(Collected data entries)
══════════

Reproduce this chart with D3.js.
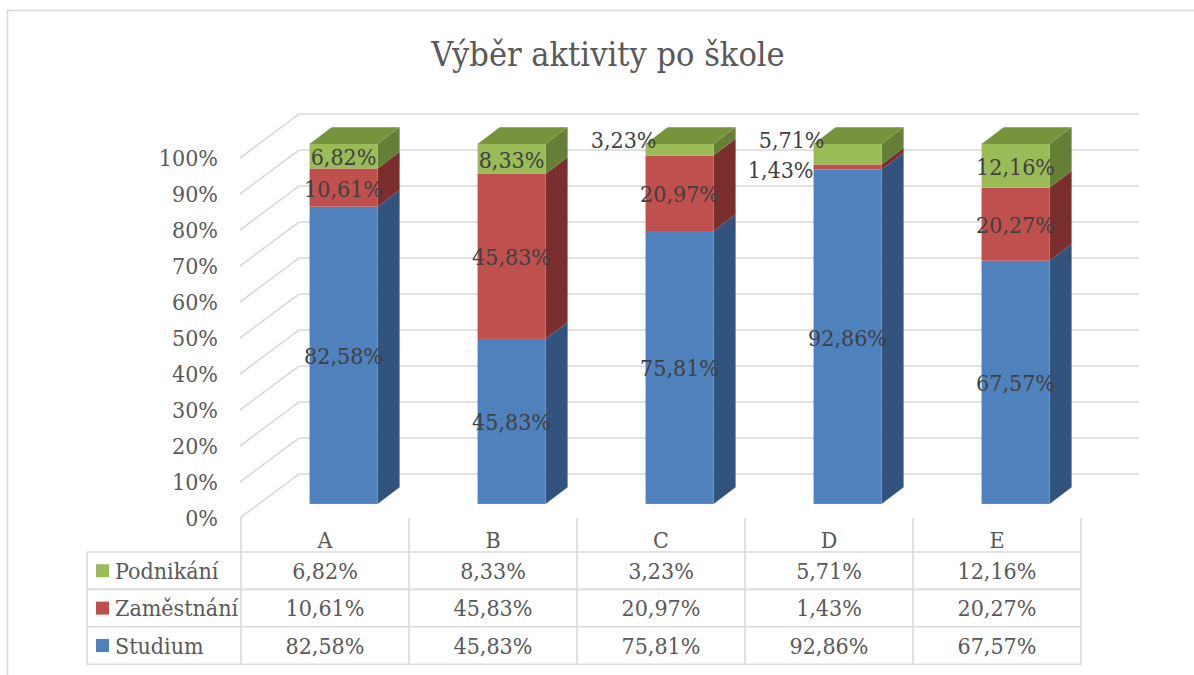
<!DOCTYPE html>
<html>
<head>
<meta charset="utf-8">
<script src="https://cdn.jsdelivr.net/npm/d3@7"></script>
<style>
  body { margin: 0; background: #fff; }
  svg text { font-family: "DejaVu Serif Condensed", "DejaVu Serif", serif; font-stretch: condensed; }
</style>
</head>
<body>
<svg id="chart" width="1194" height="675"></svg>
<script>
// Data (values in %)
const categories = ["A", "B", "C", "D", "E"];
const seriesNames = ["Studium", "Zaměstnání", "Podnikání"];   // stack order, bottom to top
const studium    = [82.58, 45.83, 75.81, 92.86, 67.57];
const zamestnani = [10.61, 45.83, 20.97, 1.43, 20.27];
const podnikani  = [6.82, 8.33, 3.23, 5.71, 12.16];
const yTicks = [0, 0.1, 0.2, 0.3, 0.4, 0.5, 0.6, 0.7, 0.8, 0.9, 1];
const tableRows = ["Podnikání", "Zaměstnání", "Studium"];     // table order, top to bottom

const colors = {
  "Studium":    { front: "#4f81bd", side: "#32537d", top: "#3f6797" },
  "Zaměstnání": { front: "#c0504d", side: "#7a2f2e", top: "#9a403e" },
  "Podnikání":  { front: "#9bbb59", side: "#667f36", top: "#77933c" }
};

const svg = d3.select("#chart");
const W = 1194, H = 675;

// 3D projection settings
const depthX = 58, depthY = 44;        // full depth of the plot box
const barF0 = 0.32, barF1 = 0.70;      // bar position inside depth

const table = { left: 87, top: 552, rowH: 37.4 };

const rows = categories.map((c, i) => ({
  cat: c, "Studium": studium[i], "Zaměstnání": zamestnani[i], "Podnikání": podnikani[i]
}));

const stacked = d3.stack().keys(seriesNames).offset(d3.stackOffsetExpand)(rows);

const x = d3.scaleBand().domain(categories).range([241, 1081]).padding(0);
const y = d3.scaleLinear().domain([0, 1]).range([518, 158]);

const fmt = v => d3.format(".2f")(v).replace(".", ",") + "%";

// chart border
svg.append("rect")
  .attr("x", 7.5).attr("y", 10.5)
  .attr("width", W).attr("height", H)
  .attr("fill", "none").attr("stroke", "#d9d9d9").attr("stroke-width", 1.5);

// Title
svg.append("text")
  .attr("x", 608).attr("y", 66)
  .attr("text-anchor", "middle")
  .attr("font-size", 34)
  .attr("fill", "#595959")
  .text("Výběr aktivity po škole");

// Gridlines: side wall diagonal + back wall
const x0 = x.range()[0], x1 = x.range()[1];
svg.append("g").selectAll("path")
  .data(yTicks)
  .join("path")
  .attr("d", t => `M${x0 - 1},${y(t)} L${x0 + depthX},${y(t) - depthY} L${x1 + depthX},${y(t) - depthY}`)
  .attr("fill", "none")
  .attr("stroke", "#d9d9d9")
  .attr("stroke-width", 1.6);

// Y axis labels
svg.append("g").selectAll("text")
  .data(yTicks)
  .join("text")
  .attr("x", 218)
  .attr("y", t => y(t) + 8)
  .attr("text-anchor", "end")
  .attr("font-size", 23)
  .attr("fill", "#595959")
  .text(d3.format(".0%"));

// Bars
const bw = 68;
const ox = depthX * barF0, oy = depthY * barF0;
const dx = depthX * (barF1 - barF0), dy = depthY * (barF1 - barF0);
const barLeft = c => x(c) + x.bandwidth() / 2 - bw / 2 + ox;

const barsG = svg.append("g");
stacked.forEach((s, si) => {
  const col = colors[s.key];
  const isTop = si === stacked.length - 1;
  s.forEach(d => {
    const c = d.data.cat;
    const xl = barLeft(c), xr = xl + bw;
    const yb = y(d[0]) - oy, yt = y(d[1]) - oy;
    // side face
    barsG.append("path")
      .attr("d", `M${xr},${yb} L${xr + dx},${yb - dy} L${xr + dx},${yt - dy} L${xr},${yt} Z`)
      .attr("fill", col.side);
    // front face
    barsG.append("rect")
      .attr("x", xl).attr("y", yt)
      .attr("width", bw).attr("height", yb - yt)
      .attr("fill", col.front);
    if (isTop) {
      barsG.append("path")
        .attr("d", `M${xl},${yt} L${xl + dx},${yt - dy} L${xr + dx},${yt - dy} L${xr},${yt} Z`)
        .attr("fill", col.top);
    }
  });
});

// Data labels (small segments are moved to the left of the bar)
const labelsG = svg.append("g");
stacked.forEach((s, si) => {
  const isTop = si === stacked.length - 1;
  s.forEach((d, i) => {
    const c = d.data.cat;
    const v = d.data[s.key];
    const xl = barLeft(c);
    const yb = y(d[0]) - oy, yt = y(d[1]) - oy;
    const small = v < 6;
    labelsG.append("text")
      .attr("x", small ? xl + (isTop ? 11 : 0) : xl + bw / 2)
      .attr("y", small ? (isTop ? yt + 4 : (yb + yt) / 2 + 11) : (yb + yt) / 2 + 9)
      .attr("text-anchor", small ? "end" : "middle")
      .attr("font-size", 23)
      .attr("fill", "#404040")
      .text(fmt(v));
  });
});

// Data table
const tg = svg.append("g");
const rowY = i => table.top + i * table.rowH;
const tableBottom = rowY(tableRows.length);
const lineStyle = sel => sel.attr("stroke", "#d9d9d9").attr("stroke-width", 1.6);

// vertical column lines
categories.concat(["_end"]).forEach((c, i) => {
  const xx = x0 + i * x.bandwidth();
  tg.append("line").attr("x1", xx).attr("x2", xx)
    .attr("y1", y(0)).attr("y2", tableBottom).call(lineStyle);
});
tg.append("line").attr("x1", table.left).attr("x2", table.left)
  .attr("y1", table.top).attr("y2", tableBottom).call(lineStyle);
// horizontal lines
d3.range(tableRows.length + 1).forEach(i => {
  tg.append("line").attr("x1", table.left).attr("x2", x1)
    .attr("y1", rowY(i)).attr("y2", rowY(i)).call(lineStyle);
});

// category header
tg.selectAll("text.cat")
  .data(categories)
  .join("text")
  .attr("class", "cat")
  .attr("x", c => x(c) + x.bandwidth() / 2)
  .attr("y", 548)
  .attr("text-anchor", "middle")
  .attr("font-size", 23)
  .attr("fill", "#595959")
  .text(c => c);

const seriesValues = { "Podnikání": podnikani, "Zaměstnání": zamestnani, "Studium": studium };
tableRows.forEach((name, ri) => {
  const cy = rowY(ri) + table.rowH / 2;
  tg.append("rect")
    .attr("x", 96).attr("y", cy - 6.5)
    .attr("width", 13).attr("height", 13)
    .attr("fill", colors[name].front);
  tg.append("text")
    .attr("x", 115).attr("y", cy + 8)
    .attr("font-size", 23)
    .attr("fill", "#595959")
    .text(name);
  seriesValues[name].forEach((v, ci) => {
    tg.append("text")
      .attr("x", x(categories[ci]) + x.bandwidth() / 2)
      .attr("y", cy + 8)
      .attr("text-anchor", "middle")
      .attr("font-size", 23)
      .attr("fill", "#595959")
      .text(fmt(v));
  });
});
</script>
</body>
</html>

══════════

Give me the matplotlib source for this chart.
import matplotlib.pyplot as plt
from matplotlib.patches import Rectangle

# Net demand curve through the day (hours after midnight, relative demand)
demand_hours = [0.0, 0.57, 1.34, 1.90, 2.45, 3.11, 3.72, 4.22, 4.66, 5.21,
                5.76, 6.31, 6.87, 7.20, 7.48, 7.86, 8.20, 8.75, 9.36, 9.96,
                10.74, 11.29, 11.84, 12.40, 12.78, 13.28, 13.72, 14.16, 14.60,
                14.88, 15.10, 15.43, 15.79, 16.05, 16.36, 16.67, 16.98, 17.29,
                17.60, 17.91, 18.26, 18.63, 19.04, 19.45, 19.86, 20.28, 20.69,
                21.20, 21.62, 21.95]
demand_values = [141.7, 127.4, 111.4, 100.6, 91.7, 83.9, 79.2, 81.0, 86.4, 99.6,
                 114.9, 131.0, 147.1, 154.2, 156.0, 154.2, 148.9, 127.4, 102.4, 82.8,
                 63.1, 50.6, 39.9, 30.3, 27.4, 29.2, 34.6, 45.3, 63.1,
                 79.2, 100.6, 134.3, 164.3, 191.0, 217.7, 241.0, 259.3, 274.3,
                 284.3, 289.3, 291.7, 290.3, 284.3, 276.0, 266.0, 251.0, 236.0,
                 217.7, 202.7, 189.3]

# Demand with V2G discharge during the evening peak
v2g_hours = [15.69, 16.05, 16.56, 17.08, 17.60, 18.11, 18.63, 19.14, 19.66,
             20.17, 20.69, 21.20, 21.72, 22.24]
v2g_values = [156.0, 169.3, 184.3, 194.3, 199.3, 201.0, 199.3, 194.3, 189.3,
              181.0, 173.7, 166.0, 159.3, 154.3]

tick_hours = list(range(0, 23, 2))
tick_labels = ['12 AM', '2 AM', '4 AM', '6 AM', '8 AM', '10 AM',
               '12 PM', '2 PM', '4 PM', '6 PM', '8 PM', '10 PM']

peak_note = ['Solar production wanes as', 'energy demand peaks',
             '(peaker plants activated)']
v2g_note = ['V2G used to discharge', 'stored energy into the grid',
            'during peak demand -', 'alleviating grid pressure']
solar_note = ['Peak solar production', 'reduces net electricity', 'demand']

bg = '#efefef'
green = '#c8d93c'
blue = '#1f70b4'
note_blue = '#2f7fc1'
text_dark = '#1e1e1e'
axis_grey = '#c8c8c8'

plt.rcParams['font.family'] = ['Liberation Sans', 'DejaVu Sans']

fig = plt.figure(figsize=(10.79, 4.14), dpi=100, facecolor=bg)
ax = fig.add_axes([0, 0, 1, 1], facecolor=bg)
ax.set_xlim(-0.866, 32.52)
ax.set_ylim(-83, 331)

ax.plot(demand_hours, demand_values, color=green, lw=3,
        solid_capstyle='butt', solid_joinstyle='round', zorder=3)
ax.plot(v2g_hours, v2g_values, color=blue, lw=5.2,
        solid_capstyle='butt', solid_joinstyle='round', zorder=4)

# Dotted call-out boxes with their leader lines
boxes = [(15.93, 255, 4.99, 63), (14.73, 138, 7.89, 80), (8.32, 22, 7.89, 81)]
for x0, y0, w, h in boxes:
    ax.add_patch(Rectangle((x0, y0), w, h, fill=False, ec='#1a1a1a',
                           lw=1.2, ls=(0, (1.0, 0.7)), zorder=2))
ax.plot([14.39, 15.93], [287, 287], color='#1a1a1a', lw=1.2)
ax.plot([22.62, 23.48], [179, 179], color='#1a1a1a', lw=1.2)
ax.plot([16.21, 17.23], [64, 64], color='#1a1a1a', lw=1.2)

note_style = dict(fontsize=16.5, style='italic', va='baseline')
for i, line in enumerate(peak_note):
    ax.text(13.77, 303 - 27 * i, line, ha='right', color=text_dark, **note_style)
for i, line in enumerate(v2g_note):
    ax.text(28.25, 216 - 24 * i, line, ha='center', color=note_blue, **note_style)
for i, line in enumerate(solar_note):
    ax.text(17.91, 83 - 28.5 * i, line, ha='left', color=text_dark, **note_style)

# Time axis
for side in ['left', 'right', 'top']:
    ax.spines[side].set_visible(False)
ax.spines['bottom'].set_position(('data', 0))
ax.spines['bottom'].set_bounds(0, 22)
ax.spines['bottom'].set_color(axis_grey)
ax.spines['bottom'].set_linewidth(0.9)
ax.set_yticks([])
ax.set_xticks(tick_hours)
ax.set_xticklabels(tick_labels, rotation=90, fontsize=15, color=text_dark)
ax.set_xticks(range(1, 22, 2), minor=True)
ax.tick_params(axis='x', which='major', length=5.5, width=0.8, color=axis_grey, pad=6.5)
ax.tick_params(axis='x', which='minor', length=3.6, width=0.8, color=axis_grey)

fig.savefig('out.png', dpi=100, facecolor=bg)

══════════

• GIVEN EXERCISE: Copy the part that starts at the line with "Reproduce this chart with D3.js." and finishes at the line with "const barF0 = 0.32, barF1", both included, and nothing more. Pictures are left out.

• WRITTEN RESPONSE:
Reproduce this chart with D3.js.
<!DOCTYPE html>
<html>
<head>
<meta charset="utf-8">
<script src="https://cdn.jsdelivr.net/npm/d3@7"></script>
<style>
  body { margin: 0; background: #fff; }
  svg text { font-family: "DejaVu Serif Condensed", "DejaVu Serif", serif; font-stretch: condensed; }
</style>
</head>
<body>
<svg id="chart" width="1194" height="675"></svg>
<script>
// Data (values in %)
const categories = ["A", "B", "C", "D", "E"];
const seriesNames = ["Studium", "Zaměstnání", "Podnikání"];   // stack order, bottom to top
const studium    = [82.58, 45.83, 75.81, 92.86, 67.57];
const zamestnani = [10.61, 45.83, 20.97, 1.43, 20.27];
const podnikani  = [6.82, 8.33, 3.23, 5.71, 12.16];
const yTicks = [0, 0.1, 0.2, 0.3, 0.4, 0.5, 0.6, 0.7, 0.8, 0.9, 1];
const tableRows = ["Podnikání", "Zaměstnání", "Studium"];     // table order, top to bottom

const colors = {
  "Studium":    { front: "#4f81bd", side: "#32537d", top: "#3f6797" },
  "Zaměstnání": { front: "#c0504d", side: "#7a2f2e", top: "#9a403e" },
  "Podnikání":  { front: "#9bbb59", side: "#667f36", top: "#77933c" }
};

const svg = d3.select("#chart");
const W = 1194, H = 675;

// 3D projection settings
const depthX = 58, depthY = 44;        // full depth of the plot box
const barF0 = 0.32, barF1 = 0.70;      // bar position inside depth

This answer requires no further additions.